Auch der vierte Band der Reihe kann sich sehen lassen, sowohl was die Verarbeitung als auch das Material angeht. In Sachen Ausstattung gibt es ein überaus informatives Vorwort aus der Feder von Moebius, der dem Leser seine Gedankenwelt erläutert und somit zwar ein wenig die kryptischen Kurzgeschichten entzaubert, aber auf der anderen Seite sehr viel zu deren Verständnis beiträgt. Gerne hätte ich noch einige editorische Notizen zur Erstveröffentlichung der Kurzgeschichten gesehen, aber das ist dann auch schon jammern auf recht hohem Niveau. Die tadellose Übersetzung stammt wiederum von Rossi Schreiber und lässt sich überaus angenehm lesen.

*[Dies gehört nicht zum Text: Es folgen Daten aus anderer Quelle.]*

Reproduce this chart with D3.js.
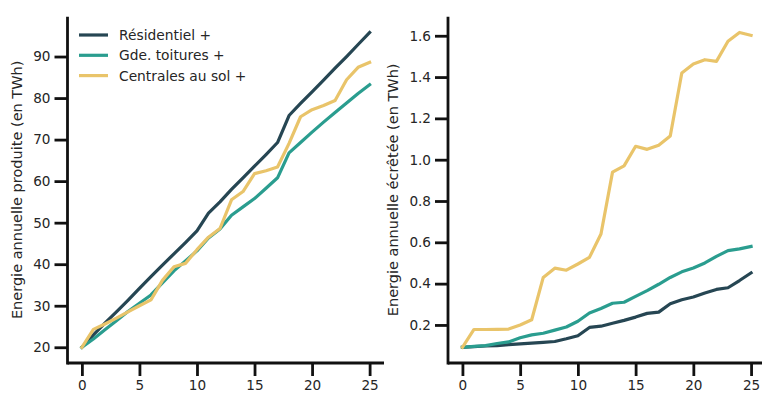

Fazit:Mit dem Wissen des Vorwortes von Moebius kann sich der Leser getrost auf den Rausch von Farben, Formen und Dialogen des Bandes einlassen, gibt es doch diesmal für die Reisen, Geschehnisse und diversen Abenteuer Sinndeutungen oder zumindest Erklärungsansätze. Natürlich nutzt Moebius die kurzen Geschichten aus um mit seinem Zeichenstil und Erzähltechniken zu experimentieren, doch überlastet er damit den Leser bei weitem nicht so stark wie vielleicht in anderen, längeren Publikationen. Zwar gibt es hier sicherlich etliche Fragen, die sich in den surrealen Welten dem Leser zweifelsohne auftun, aber auch hier gilt, das man sich auf das Universum einlassen sollte, zu dem Moebius dem Leser die Tür öffnet.
Wer „Arzach“ und „Die hermetische Garage“ als Comic schätzt, der dürfte von diesem Band mit Sicherheit ebenso begeistert sein, wie ich es bin. In diesen kurzen Geschichten, ausgearbeitet auf nur wenigen Seiten, bringt Moebius grandiose Einzelstücke zu Papier, mit denen andere Autoren oder Zeichner vielleicht ganze Alben gefüllt hätten. Für mich auf jeden Fall eine Empfehlung, die in keinem Comic-Regal fehlen darf und vielleicht auch Einsteigern einen Zugang in die manchmal recht verwirrende Gedankenwelt des Franzosen ermöglicht.